▶ **WORK REQUIRED**
All of the material should be reproduced exactly, with pictures left out.

▶ **SOURCE EXCERPT**
_ _ _ _ _
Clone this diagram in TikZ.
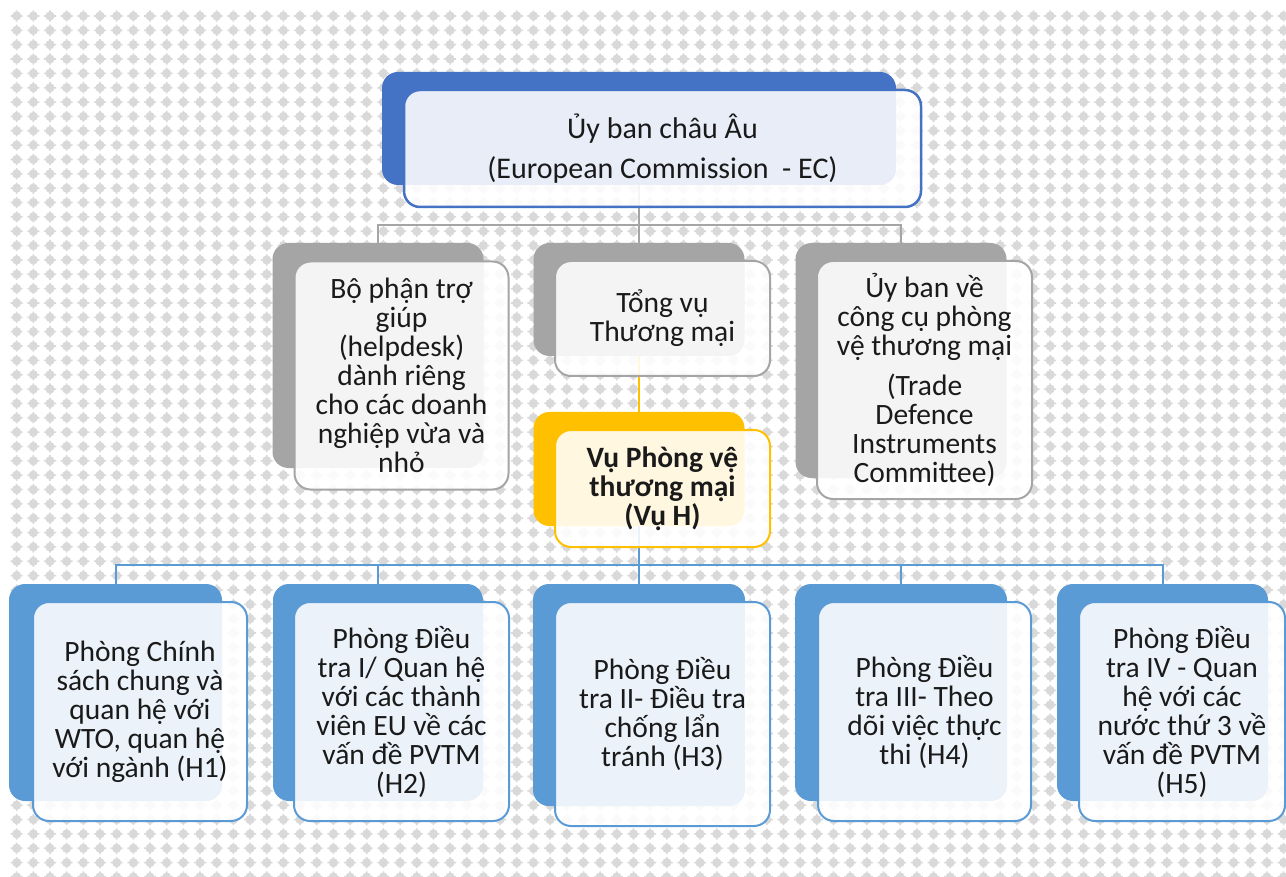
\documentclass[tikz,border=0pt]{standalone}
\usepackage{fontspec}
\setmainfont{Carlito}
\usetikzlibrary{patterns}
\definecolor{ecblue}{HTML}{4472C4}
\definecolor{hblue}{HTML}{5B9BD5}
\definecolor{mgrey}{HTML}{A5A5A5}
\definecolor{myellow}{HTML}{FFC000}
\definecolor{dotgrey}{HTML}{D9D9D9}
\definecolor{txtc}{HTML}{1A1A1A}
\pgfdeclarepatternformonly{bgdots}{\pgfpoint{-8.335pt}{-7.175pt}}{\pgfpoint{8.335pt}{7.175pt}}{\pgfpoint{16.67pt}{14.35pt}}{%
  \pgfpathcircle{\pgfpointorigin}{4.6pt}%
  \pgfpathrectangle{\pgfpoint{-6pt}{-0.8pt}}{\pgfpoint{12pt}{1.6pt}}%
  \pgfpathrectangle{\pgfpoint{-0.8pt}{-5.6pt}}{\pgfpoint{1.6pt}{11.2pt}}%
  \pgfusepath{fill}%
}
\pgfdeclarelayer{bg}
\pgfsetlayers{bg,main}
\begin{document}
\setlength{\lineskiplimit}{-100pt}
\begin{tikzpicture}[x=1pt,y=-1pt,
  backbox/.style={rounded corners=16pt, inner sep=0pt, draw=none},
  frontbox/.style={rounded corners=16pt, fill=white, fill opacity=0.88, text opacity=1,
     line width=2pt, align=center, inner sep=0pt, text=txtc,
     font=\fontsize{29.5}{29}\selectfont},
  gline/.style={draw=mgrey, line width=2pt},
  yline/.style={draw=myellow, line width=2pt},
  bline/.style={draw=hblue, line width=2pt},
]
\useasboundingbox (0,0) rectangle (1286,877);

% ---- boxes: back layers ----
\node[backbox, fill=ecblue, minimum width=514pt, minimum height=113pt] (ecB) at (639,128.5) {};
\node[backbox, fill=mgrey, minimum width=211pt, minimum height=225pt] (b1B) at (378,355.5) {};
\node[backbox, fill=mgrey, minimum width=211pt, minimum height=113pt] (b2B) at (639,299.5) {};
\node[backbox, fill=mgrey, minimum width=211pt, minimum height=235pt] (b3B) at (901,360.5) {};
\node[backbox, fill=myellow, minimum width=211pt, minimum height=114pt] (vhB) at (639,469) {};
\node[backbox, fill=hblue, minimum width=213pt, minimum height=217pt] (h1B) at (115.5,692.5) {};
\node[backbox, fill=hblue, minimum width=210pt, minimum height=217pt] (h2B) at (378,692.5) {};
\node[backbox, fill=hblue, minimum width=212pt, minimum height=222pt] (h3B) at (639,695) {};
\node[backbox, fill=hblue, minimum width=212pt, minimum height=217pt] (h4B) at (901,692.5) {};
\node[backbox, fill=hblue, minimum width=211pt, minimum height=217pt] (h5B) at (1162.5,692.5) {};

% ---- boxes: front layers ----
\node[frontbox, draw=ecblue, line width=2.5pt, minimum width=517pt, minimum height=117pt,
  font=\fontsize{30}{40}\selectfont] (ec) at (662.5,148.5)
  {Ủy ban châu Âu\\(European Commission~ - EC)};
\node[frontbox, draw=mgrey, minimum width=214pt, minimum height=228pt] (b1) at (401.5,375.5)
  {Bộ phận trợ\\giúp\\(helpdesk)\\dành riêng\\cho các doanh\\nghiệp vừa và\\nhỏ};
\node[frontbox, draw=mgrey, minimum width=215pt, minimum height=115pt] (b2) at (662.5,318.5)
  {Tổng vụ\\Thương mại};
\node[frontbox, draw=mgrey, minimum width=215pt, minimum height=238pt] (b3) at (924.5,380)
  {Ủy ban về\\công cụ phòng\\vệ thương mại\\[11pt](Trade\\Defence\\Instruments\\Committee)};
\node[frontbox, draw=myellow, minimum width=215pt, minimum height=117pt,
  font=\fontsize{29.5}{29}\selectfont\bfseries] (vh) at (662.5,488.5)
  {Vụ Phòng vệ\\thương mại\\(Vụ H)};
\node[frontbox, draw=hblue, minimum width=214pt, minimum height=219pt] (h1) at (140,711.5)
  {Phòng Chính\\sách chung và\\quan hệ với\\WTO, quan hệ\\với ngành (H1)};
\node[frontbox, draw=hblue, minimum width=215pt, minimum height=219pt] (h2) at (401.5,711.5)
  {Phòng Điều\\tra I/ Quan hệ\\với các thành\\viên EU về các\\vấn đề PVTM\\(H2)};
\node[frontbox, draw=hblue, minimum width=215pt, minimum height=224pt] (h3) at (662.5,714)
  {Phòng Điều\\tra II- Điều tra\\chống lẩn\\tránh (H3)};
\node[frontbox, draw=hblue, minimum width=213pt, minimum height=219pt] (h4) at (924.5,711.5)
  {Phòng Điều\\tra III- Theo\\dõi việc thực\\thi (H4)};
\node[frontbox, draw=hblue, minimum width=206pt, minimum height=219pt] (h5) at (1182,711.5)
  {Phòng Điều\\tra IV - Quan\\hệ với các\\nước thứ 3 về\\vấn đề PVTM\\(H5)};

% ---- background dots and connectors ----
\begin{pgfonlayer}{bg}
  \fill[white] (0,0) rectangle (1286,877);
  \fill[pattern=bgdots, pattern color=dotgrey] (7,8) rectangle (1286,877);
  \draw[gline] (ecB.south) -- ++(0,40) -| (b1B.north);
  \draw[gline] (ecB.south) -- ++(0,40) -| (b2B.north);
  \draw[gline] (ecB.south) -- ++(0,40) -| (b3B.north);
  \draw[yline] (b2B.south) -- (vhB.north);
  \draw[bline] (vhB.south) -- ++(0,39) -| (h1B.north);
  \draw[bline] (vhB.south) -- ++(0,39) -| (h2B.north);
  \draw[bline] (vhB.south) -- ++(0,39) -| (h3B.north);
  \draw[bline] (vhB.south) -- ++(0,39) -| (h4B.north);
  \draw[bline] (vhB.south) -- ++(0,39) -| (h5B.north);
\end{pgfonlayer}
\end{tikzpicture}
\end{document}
_ _ _ _ _
▶ **SOLUTION FOR THIS EXERCISE**
Clone this diagram in TikZ.
\documentclass[tikz,border=0pt]{standalone}
\usepackage{fontspec}
\setmainfont{Carlito}
\usetikzlibrary{patterns}
\definecolor{ecblue}{HTML}{4472C4}
\definecolor{hblue}{HTML}{5B9BD5}
\definecolor{mgrey}{HTML}{A5A5A5}
\definecolor{myellow}{HTML}{FFC000}
\definecolor{dotgrey}{HTML}{D9D9D9}
\definecolor{txtc}{HTML}{1A1A1A}
\pgfdeclarepatternformonly{bgdots}{\pgfpoint{-8.335pt}{-7.175pt}}{\pgfpoint{8.335pt}{7.175pt}}{\pgfpoint{16.67pt}{14.35pt}}{%
  \pgfpathcircle{\pgfpointorigin}{4.6pt}%
  \pgfpathrectangle{\pgfpoint{-6pt}{-0.8pt}}{\pgfpoint{12pt}{1.6pt}}%
  \pgfpathrectangle{\pgfpoint{-0.8pt}{-5.6pt}}{\pgfpoint{1.6pt}{11.2pt}}%
  \pgfusepath{fill}%
}
\pgfdeclarelayer{bg}
\pgfsetlayers{bg,main}
\begin{document}
\setlength{\lineskiplimit}{-100pt}
\begin{tikzpicture}[x=1pt,y=-1pt,
  backbox/.style={rounded corners=16pt, inner sep=0pt, draw=none},
  frontbox/.style={rounded corners=16pt, fill=white, fill opacity=0.88, text opacity=1,
     line width=2pt, align=center, inner sep=0pt, text=txtc,
     font=\fontsize{29.5}{29}\selectfont},
  gline/.style={draw=mgrey, line width=2pt},
  yline/.style={draw=myellow, line width=2pt},
  bline/.style={draw=hblue, line width=2pt},
]
\useasboundingbox (0,0) rectangle (1286,877);

% ---- boxes: back layers ----
\node[backbox, fill=ecblue, minimum width=514pt, minimum height=113pt] (ecB) at (639,128.5) {};
\node[backbox, fill=mgrey, minimum width=211pt, minimum height=225pt] (b1B) at (378,355.5) {};
\node[backbox, fill=mgrey, minimum width=211pt, minimum height=113pt] (b2B) at (639,299.5) {};
\node[backbox, fill=mgrey, minimum width=211pt, minimum height=235pt] (b3B) at (901,360.5) {};
\node[backbox, fill=myellow, minimum width=211pt, minimum height=114pt] (vhB) at (639,469) {};
\node[backbox, fill=hblue, minimum width=213pt, minimum height=217pt] (h1B) at (115.5,692.5) {};
\node[backbox, fill=hblue, minimum width=210pt, minimum height=217pt] (h2B) at (378,692.5) {};
\node[backbox, fill=hblue, minimum width=212pt, minimum height=222pt] (h3B) at (639,695) {};
\node[backbox, fill=hblue, minimum width=212pt, minimum height=217pt] (h4B) at (901,692.5) {};
\node[backbox, fill=hblue, minimum width=211pt, minimum height=217pt] (h5B) at (1162.5,692.5) {};

% ---- boxes: front layers ----
\node[frontbox, draw=ecblue, line width=2.5pt, minimum width=517pt, minimum height=117pt,
  font=\fontsize{30}{40}\selectfont] (ec) at (662.5,148.5)
  {Ủy ban châu Âu\\(European Commission~ - EC)};
\node[frontbox, draw=mgrey, minimum width=214pt, minimum height=228pt] (b1) at (401.5,375.5)
  {Bộ phận trợ\\giúp\\(helpdesk)\\dành riêng\\cho các doanh\\nghiệp vừa và\\nhỏ};
\node[frontbox, draw=mgrey, minimum width=215pt, minimum height=115pt] (b2) at (662.5,318.5)
  {Tổng vụ\\Thương mại};
\node[frontbox, draw=mgrey, minimum width=215pt, minimum height=238pt] (b3) at (924.5,380)
  {Ủy ban về\\công cụ phòng\\vệ thương mại\\[11pt](Trade\\Defence\\Instruments\\Committee)};
\node[frontbox, draw=myellow, minimum width=215pt, minimum height=117pt,
  font=\fontsize{29.5}{29}\selectfont\bfseries] (vh) at (662.5,488.5)
  {Vụ Phòng vệ\\thương mại\\(Vụ H)};
\node[frontbox, draw=hblue, minimum width=214pt, minimum height=219pt] (h1) at (140,711.5)
  {Phòng Chính\\sách chung và\\quan hệ với\\WTO, quan hệ\\với ngành (H1)};
\node[frontbox, draw=hblue, minimum width=215pt, minimum height=219pt] (h2) at (401.5,711.5)
  {Phòng Điều\\tra I/ Quan hệ\\với các thành\\viên EU về các\\vấn đề PVTM\\(H2)};
\node[frontbox, draw=hblue, minimum width=215pt, minimum height=224pt] (h3) at (662.5,714)
  {Phòng Điều\\tra II- Điều tra\\chống lẩn\\tránh (H3)};
\node[frontbox, draw=hblue, minimum width=213pt, minimum height=219pt] (h4) at (924.5,711.5)
  {Phòng Điều\\tra III- Theo\\dõi việc thực\\thi (H4)};
\node[frontbox, draw=hblue, minimum width=206pt, minimum height=219pt] (h5) at (1182,711.5)
  {Phòng Điều\\tra IV - Quan\\hệ với các\\nước thứ 3 về\\vấn đề PVTM\\(H5)};

% ---- background dots and connectors ----
\begin{pgfonlayer}{bg}
  \fill[white] (0,0) rectangle (1286,877);
  \fill[pattern=bgdots, pattern color=dotgrey] (7,8) rectangle (1286,877);
  \draw[gline] (ecB.south) -- ++(0,40) -| (b1B.north);
  \draw[gline] (ecB.south) -- ++(0,40) -| (b2B.north);
  \draw[gline] (ecB.south) -- ++(0,40) -| (b3B.north);
  \draw[yline] (b2B.south) -- (vhB.north);
  \draw[bline] (vhB.south) -- ++(0,39) -| (h1B.north);
  \draw[bline] (vhB.south) -- ++(0,39) -| (h2B.north);
  \draw[bline] (vhB.south) -- ++(0,39) -| (h3B.north);
  \draw[bline] (vhB.south) -- ++(0,39) -| (h4B.north);
  \draw[bline] (vhB.south) -- ++(0,39) -| (h5B.north);
\end{pgfonlayer}
\end{tikzpicture}
\end{document}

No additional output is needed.